** The exercise **
Images should be left out, and everything else in the listing reproduced exactly.

** Recorded data **
** Begin **
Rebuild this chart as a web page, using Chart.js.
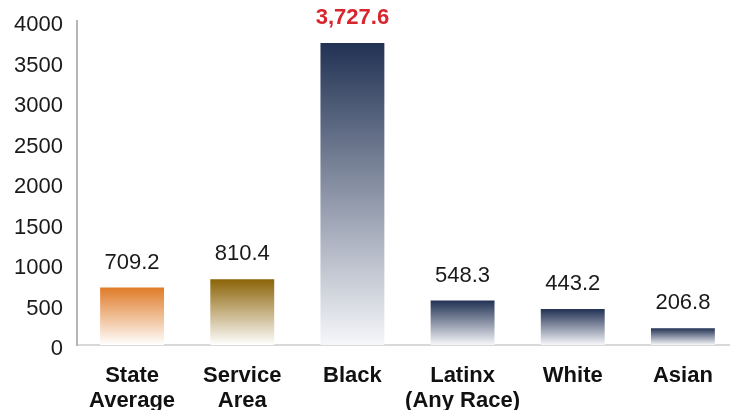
<!DOCTYPE html>
<html>
<head>
<meta charset="utf-8">
<script src="https://cdn.jsdelivr.net/npm/chart.js@4"></script>
<style>
html,body{margin:0;padding:0;overflow:hidden;background:#fff;}
#wrap{width:741px;height:410px;position:relative;}
</style>
</head>
<body>
<div id="wrap"><canvas id="c"></canvas></div>
<script>
const categories = [["State","Average"],["Service","Area"],["Black"],["Latinx","(Any Race)"],["White"],["Asian"]];
const values = [709.2, 810.4, 3727.6, 548.3, 443.2, 206.8];
const valueLabels = ["709.2","810.4","3,727.6","548.3","443.2","206.8"];
const topColors = ["#e07b28","#8c6408","#223254","#223254","#223254","#223254"];
const bottomColors = ["#ffffff","#ffffff","#f6f7fa","#f6f7fa","#f6f7fa","#f6f7fa"];
const highlightIndex = 2;
const yTicks = [0,500,1000,1500,2000,2500,3000,3500,4000];

const FONT = "'Liberation Sans', Arial, sans-serif";

function gradientFor(ctx){
  const chart = ctx.chart;
  const i = ctx.dataIndex;
  const ys = chart.scales.y;
  if (!chart.chartArea || !ys) return topColors[i];
  const top = ys.getPixelForValue(values[i]);
  const bot = ys.getPixelForValue(0);
  if (!isFinite(top) || !isFinite(bot) || top === bot) return topColors[i];
  const g = chart.ctx.createLinearGradient(0, top, 0, bot);
  g.addColorStop(0, topColors[i]);
  g.addColorStop(1, bottomColors[i]);
  return g;
}

const labelPlugin = {
  id: 'valueLabels',
  afterDatasetsDraw(chart){
    const c = chart.ctx;
    const meta = chart.getDatasetMeta(0);
    c.save();
    c.textAlign = 'center';
    c.textBaseline = 'middle';
    meta.data.forEach((bar, i) => {
      if (i === highlightIndex){
        c.font = "bold 22px " + FONT;
        c.fillStyle = "#d9252e";
      } else {
        c.font = "22px " + FONT;
        c.fillStyle = "#1a1a1a";
      }
      c.fillText(valueLabels[i], bar.x, bar.y - 25);
    });
    c.restore();
  }
};

new Chart(document.getElementById('c'), {
  type: 'bar',
  data: {
    labels: categories,
    datasets: [{
      data: values,
      backgroundColor: gradientFor,
      borderWidth: 0,
      barPercentage: 0.58,
      categoryPercentage: 1.0
    }]
  },
  options: {
    responsive: true,
    maintainAspectRatio: false,
    animation: false,
    layout: { padding: { top: 21, right: 3, left: 0, bottom: 0 } },
    plugins: { legend: { display: false }, tooltip: { enabled: false } },
    scales: {
      x: {
        grid: { display: false, drawTicks: false },
        border: { display: true, color: '#d9d9d9', width: 2 },
        ticks: {
          color: '#111',
          font: { family: FONT, size: 22, weight: 'bold', lineHeight: 1.12 },
          padding: 19,
          maxRotation: 0,
          autoSkip: false
        },
        afterFit(s){ s.height = 65; }
      },
      y: {
        min: 0, max: 4000,
        afterBuildTicks(s){ s.ticks = yTicks.map(v => ({value: v})); },
        grid: { display: false, drawTicks: false },
        border: { display: true, color: '#b5b5b5', width: 2 },
        ticks: {
          color: '#1a1a1a',
          font: { family: FONT, size: 22, lineHeight: 0.5 },
          padding: 14,
          labelOffset: 4,
          callback: v => String(v)
        },
        afterFit(s){ s.width = 77; }
      }
    }
  },
  plugins: [labelPlugin]
});
</script>
</body>
</html>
** End **
** Written solution **
Rebuild this chart as a web page, using Chart.js.
<!DOCTYPE html>
<html>
<head>
<meta charset="utf-8">
<script src="https://cdn.jsdelivr.net/npm/chart.js@4"></script>
<style>
html,body{margin:0;padding:0;overflow:hidden;background:#fff;}
#wrap{width:741px;height:410px;position:relative;}
</style>
</head>
<body>
<div id="wrap"><canvas id="c"></canvas></div>
<script>
const categories = [["State","Average"],["Service","Area"],["Black"],["Latinx","(Any Race)"],["White"],["Asian"]];
const values = [709.2, 810.4, 3727.6, 548.3, 443.2, 206.8];
const valueLabels = ["709.2","810.4","3,727.6","548.3","443.2","206.8"];
const topColors = ["#e07b28","#8c6408","#223254","#223254","#223254","#223254"];
const bottomColors = ["#ffffff","#ffffff","#f6f7fa","#f6f7fa","#f6f7fa","#f6f7fa"];
const highlightIndex = 2;
const yTicks = [0,500,1000,1500,2000,2500,3000,3500,4000];

const FONT = "'Liberation Sans', Arial, sans-serif";

function gradientFor(ctx){
  const chart = ctx.chart;
  const i = ctx.dataIndex;
  const ys = chart.scales.y;
  if (!chart.chartArea || !ys) return topColors[i];
  const top = ys.getPixelForValue(values[i]);
  const bot = ys.getPixelForValue(0);
  if (!isFinite(top) || !isFinite(bot) || top === bot) return topColors[i];
  const g = chart.ctx.createLinearGradient(0, top, 0, bot);
  g.addColorStop(0, topColors[i]);
  g.addColorStop(1, bottomColors[i]);
  return g;
}

const labelPlugin = {
  id: 'valueLabels',
  afterDatasetsDraw(chart){
    const c = chart.ctx;
    const meta = chart.getDatasetMeta(0);
    c.save();
    c.textAlign = 'center';
    c.textBaseline = 'middle';
    meta.data.forEach((bar, i) => {
      if (i === highlightIndex){
        c.font = "bold 22px " + FONT;
        c.fillStyle = "#d9252e";
      } else {
        c.font = "22px " + FONT;
        c.fillStyle = "#1a1a1a";
      }
      c.fillText(valueLabels[i], bar.x, bar.y - 25);
    });
    c.restore();
  }
};

new Chart(document.getElementById('c'), {
  type: 'bar',
  data: {
    labels: categories,
    datasets: [{
      data: values,
      backgroundColor: gradientFor,
      borderWidth: 0,
      barPercentage: 0.58,
      categoryPercentage: 1.0
    }]
  },
  options: {
    responsive: true,
    maintainAspectRatio: false,
    animation: false,
    layout: { padding: { top: 21, right: 3, left: 0, bottom: 0 } },
    plugins: { legend: { display: false }, tooltip: { enabled: false } },
    scales: {
      x: {
        grid: { display: false, drawTicks: false },
        border: { display: true, color: '#d9d9d9', width: 2 },
        ticks: {
          color: '#111',
          font: { family: FONT, size: 22, weight: 'bold', lineHeight: 1.12 },
          padding: 19,
          maxRotation: 0,
          autoSkip: false
        },
        afterFit(s){ s.height = 65; }
      },
      y: {
        min: 0, max: 4000,
        afterBuildTicks(s){ s.ticks = yTicks.map(v => ({value: v})); },
        grid: { display: false, drawTicks: false },
        border: { display: true, color: '#b5b5b5', width: 2 },
        ticks: {
          color: '#1a1a1a',
          font: { family: FONT, size: 22, lineHeight: 0.5 },
          padding: 14,
          labelOffset: 4,
          callback: v => String(v)
        },
        afterFit(s){ s.width = 77; }
      }
    }
  },
  plugins: [labelPlugin]
});
</script>
</body>
</html>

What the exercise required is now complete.